--- Exercise aim ---
Select every line below containing the word "with".

--- Records supplied ---

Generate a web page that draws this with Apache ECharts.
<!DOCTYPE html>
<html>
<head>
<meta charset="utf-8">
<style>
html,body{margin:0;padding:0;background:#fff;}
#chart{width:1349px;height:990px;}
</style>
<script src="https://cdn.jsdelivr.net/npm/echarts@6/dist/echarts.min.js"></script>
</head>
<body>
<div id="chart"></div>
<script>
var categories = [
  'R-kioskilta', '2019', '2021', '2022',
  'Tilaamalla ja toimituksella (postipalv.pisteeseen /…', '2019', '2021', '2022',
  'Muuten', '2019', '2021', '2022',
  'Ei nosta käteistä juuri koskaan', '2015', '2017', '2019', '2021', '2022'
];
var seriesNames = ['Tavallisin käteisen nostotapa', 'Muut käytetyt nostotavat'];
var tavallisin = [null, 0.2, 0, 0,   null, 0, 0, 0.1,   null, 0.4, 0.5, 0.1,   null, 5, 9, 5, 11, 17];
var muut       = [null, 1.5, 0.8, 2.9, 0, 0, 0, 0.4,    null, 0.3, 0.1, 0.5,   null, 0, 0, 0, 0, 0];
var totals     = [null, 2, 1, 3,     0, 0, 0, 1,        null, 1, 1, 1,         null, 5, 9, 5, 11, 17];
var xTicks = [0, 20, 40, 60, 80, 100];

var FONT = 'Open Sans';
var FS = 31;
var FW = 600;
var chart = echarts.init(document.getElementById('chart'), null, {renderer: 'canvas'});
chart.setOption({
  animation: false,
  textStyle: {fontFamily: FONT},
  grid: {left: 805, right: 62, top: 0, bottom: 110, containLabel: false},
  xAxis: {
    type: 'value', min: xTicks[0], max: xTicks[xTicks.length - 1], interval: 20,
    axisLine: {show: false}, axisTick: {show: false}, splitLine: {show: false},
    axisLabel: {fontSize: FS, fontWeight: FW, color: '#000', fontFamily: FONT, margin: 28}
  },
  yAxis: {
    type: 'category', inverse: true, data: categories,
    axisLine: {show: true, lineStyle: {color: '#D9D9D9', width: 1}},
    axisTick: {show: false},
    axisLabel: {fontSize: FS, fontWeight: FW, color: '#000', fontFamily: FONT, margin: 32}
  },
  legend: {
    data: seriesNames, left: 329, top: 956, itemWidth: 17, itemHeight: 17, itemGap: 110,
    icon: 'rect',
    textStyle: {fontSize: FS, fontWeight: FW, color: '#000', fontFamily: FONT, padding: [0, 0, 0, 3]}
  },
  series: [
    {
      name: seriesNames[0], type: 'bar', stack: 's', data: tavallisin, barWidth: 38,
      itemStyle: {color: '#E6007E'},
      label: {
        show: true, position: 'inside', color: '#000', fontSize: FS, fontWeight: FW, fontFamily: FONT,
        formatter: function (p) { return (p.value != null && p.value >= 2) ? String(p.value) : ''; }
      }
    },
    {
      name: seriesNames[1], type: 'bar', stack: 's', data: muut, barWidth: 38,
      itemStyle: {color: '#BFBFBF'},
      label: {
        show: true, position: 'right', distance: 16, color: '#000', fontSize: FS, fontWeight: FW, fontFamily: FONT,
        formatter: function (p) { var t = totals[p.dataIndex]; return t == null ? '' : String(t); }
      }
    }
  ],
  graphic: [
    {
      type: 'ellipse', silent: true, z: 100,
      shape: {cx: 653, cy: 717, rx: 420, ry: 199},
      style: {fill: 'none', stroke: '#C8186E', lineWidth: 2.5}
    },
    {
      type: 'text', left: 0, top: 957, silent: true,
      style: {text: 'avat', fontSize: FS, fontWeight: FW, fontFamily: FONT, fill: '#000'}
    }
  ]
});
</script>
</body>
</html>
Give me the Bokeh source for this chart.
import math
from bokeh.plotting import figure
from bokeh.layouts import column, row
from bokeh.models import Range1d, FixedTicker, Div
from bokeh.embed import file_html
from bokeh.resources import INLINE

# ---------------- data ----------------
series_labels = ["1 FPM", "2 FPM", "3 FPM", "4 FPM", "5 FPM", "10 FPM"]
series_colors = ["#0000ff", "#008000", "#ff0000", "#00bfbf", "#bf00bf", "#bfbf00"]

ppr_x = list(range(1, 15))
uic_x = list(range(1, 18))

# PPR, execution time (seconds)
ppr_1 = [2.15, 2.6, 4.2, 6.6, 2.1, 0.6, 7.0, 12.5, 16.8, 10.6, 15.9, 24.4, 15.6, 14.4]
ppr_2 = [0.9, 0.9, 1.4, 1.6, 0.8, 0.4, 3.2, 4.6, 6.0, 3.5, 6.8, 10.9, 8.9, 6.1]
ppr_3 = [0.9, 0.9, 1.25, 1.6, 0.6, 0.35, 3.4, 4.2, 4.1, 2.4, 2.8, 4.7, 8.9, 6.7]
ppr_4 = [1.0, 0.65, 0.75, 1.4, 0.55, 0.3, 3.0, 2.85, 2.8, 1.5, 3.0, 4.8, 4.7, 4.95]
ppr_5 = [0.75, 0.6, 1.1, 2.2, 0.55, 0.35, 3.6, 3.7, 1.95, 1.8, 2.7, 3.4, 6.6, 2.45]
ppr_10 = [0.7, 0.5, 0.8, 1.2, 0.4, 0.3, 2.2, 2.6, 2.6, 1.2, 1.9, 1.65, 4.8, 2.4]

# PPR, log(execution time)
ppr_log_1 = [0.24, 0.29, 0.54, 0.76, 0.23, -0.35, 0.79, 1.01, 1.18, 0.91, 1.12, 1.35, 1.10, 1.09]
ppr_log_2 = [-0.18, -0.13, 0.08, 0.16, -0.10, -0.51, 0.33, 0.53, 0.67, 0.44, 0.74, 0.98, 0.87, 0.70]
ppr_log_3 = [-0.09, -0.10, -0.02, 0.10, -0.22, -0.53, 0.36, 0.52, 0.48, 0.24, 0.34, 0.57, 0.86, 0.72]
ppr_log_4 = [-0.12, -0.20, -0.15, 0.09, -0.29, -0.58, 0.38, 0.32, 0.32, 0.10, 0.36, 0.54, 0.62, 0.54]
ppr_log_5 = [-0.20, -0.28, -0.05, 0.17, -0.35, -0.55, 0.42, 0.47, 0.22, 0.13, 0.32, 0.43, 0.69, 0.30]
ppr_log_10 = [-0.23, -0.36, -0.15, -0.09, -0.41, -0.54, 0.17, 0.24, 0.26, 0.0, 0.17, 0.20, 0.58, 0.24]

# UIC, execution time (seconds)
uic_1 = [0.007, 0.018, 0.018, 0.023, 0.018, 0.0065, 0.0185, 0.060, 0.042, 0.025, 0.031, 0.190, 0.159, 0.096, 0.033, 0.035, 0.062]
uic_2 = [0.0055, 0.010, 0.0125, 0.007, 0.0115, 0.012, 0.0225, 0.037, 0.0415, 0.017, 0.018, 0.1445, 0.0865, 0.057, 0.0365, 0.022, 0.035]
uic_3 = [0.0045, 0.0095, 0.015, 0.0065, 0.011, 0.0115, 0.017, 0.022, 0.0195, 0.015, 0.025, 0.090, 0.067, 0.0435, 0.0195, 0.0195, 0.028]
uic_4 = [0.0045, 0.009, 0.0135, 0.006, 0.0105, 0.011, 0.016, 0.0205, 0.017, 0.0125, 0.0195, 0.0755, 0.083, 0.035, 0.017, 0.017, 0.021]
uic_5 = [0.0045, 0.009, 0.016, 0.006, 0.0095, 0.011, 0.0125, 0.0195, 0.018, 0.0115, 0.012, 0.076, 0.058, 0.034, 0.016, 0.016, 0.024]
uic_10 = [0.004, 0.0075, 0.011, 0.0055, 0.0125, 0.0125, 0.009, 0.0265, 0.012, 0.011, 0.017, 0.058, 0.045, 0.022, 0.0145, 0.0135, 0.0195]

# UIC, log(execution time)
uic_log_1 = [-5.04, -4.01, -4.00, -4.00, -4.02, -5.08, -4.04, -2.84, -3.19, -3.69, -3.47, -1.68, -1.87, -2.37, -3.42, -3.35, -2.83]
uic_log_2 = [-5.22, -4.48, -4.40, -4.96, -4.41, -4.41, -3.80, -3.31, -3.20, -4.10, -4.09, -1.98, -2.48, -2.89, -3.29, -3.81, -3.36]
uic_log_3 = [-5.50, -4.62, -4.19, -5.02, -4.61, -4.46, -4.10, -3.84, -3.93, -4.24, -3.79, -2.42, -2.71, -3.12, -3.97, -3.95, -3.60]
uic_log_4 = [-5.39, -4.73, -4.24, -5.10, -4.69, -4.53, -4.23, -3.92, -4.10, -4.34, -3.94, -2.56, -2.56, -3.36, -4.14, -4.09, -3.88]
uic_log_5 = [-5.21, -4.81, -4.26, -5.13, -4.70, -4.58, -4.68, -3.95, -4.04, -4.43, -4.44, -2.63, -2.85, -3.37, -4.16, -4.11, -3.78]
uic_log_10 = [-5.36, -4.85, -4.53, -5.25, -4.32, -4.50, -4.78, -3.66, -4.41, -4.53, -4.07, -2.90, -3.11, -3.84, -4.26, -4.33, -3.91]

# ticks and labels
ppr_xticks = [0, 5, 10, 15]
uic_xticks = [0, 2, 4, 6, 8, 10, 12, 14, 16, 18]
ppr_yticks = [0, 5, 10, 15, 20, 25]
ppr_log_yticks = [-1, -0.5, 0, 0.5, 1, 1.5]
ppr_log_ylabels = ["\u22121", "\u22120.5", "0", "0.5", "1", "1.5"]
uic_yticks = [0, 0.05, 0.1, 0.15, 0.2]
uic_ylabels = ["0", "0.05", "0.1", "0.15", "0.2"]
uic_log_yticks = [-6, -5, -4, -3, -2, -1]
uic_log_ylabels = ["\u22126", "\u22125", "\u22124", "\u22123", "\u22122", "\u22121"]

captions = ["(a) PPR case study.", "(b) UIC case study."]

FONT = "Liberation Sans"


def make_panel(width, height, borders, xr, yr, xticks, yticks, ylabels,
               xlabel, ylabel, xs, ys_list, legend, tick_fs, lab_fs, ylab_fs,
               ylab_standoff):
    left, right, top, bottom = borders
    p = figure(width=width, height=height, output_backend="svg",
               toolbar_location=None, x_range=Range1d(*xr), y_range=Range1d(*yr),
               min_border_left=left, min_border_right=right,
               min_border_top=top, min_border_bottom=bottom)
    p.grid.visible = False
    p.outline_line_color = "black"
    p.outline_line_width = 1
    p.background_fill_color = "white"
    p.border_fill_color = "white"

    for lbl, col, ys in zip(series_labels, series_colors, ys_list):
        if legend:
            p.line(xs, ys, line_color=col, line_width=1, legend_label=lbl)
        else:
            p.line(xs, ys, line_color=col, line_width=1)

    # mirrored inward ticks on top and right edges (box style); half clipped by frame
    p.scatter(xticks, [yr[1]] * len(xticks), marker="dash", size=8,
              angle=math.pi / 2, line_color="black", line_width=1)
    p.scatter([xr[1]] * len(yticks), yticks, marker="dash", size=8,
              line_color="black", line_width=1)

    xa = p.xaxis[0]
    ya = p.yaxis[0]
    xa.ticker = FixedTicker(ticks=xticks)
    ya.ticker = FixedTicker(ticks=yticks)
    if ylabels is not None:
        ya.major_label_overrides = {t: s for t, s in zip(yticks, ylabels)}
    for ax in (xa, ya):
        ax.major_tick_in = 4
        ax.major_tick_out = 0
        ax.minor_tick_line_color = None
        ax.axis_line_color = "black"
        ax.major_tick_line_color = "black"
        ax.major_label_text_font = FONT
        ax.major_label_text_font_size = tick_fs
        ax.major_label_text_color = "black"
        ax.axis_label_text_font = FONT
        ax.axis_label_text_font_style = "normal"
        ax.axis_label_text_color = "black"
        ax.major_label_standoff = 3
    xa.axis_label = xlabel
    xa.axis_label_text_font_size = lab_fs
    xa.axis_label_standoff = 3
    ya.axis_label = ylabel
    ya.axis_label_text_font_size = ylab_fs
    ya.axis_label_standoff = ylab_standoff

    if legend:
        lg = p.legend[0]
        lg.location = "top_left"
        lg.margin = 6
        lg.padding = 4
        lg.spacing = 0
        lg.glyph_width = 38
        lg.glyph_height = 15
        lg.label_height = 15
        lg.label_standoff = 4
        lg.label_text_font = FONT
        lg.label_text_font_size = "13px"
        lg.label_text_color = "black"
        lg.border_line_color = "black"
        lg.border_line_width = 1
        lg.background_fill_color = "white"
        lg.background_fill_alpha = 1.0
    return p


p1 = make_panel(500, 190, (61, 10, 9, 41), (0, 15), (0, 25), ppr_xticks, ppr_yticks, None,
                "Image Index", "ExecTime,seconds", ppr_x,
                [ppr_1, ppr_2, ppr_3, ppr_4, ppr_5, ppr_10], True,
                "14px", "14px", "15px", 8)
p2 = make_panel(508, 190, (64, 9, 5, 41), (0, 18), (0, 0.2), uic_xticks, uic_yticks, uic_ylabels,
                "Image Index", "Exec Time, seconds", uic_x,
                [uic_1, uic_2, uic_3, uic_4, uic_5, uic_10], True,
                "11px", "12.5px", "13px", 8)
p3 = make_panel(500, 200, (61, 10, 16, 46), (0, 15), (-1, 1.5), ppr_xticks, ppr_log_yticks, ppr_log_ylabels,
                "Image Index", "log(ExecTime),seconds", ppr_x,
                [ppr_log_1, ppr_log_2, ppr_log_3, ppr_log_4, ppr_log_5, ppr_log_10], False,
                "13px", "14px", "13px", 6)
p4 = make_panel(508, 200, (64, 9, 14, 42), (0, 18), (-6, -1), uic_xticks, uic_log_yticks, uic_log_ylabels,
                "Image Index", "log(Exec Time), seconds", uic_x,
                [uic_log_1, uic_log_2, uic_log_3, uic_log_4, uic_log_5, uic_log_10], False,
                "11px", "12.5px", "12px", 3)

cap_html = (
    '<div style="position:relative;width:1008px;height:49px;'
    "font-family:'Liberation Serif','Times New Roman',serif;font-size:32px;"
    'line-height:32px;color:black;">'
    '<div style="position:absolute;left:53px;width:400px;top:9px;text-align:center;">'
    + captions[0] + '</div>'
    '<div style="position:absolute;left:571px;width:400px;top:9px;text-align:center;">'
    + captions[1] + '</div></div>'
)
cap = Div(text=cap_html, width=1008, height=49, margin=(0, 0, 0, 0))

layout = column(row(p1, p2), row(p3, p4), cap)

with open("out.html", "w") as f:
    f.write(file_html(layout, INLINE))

--- Response ---
Generate a web page that draws this with Apache ECharts.
with open("out.html", "w") as f:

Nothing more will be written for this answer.